What you have to do —
Print exactly, please, the lines from the top of the entries below up to and including the line with "ax.set_ylabel('CVN Energy (J)', fontsize=13, labelpad=3)", and nothing else; pictures are excluded.

(Code that draws figures)
::::::::::

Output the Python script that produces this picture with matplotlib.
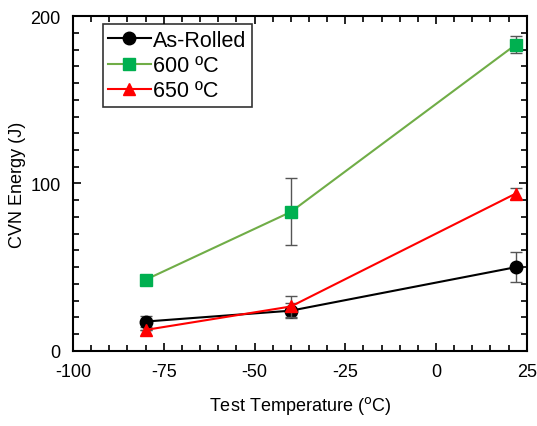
import matplotlib.pyplot as plt
from matplotlib.ticker import MultipleLocator
from matplotlib.lines import Line2D

plt.rcParams['font.family'] = ['Liberation Sans', 'DejaVu Sans']
plt.rcParams['axes.unicode_minus'] = False

# dados
temps = [-80, -40, 22]
as_rolled = [17.5, 24, 50]
as_rolled_err = [3.5, 4.5, 9]
t600 = [42.5, 83, 183]
t600_err = [0, 20, 5]
t650 = [12.5, 26.5, 94]
t650_err = [0, 6, 3]

fig = plt.figure(figsize=(5.37, 4.27), dpi=100)
ax = fig.add_axes([0.136, 0.176, 0.845, 0.784])

ax.errorbar(temps, as_rolled, yerr=as_rolled_err, color='black', marker='o', markersize=9,
            lw=1.5, ecolor='#555555', elinewidth=1, capsize=4, zorder=3)
ax.errorbar(temps, t600, yerr=t600_err, color='#70AD47', marker='s', markersize=9,
            mfc='#00B050', mec='#00B050', lw=1.5, ecolor='#555555', elinewidth=1, capsize=4,
            zorder=2)
ax.errorbar(temps, t650, yerr=t650_err, color='#FF0000', marker='^', markersize=9,
            lw=1.5, ecolor='#555555', elinewidth=1, capsize=4, zorder=4)

ax.set_xlim(-100, 25)
ax.set_ylim(0, 200)
ax.xaxis.set_major_locator(MultipleLocator(25))
ax.xaxis.set_minor_locator(MultipleLocator(5))
ax.yaxis.set_major_locator(MultipleLocator(100))
ax.yaxis.set_minor_locator(MultipleLocator(10))
ax.tick_params(which='both', direction='in', top=True, right=True, labelsize=13, width=1.2)
ax.tick_params(which='major', length=6, pad=9)
ax.tick_params(which='minor', length=4)
for s in ax.spines.values():
    s.set_linewidth(1.5)

ax.set_xlabel('Test Temperature ($^{\\rm o}$C)', fontsize=13, labelpad=10)
ax.set_ylabel('CVN Energy (J)', fontsize=13, labelpad=3)

# legenda sem barras de erro
handles = [
    Line2D([], [], color='black', marker='o', markersize=9, lw=1.5),
    Line2D([], [], color='#70AD47', marker='s', markersize=9, mfc='#00B050', mec='#00B050', lw=1.5),
    Line2D([], [], color='#FF0000', marker='^', markersize=9, lw=1.5),
]
leg = ax.legend(handles, ['As-Rolled', '600 ºC', '650 ºC'], loc='upper left',
                bbox_to_anchor=(0.065, 0.975), fontsize=15.5, frameon=True,
                fancybox=False, edgecolor='black', handlelength=2.0, handletextpad=0.1,
                borderpad=0.25, labelspacing=0.2, borderaxespad=0)
leg.get_frame().set_linewidth(1.2)

fig.savefig('out.png', dpi=100)
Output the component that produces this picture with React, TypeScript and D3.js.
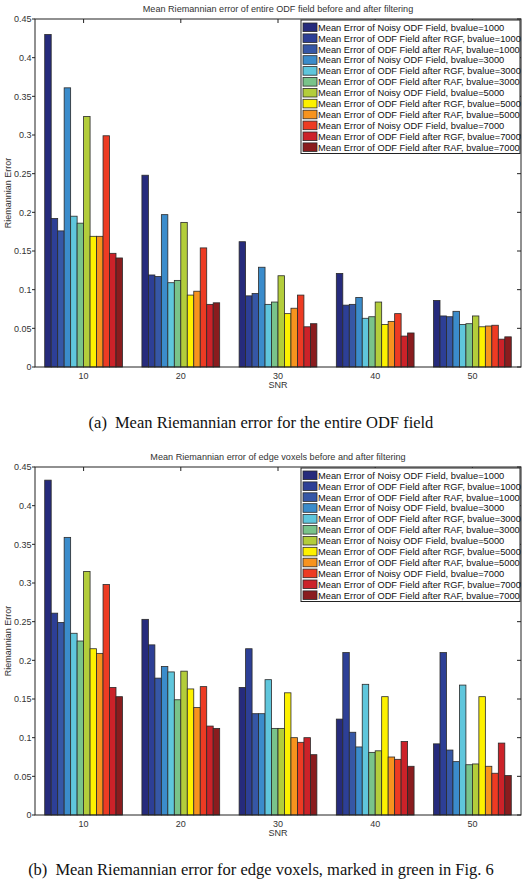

::::::::::

Response to the task —
Output the Python script that produces this picture with matplotlib.
import matplotlib.pyplot as plt
from matplotlib.ticker import MultipleLocator
from matplotlib.lines import Line2D

plt.rcParams['font.family'] = ['Liberation Sans', 'DejaVu Sans']
plt.rcParams['axes.unicode_minus'] = False

# dados
temps = [-80, -40, 22]
as_rolled = [17.5, 24, 50]
as_rolled_err = [3.5, 4.5, 9]
t600 = [42.5, 83, 183]
t600_err = [0, 20, 5]
t650 = [12.5, 26.5, 94]
t650_err = [0, 6, 3]

fig = plt.figure(figsize=(5.37, 4.27), dpi=100)
ax = fig.add_axes([0.136, 0.176, 0.845, 0.784])

ax.errorbar(temps, as_rolled, yerr=as_rolled_err, color='black', marker='o', markersize=9,
            lw=1.5, ecolor='#555555', elinewidth=1, capsize=4, zorder=3)
ax.errorbar(temps, t600, yerr=t600_err, color='#70AD47', marker='s', markersize=9,
            mfc='#00B050', mec='#00B050', lw=1.5, ecolor='#555555', elinewidth=1, capsize=4,
            zorder=2)
ax.errorbar(temps, t650, yerr=t650_err, color='#FF0000', marker='^', markersize=9,
            lw=1.5, ecolor='#555555', elinewidth=1, capsize=4, zorder=4)

ax.set_xlim(-100, 25)
ax.set_ylim(0, 200)
ax.xaxis.set_major_locator(MultipleLocator(25))
ax.xaxis.set_minor_locator(MultipleLocator(5))
ax.yaxis.set_major_locator(MultipleLocator(100))
ax.yaxis.set_minor_locator(MultipleLocator(10))
ax.tick_params(which='both', direction='in', top=True, right=True, labelsize=13, width=1.2)
ax.tick_params(which='major', length=6, pad=9)
ax.tick_params(which='minor', length=4)
for s in ax.spines.values():
    s.set_linewidth(1.5)

ax.set_xlabel('Test Temperature ($^{\\rm o}$C)', fontsize=13, labelpad=10)
ax.set_ylabel('CVN Energy (J)', fontsize=13, labelpad=3)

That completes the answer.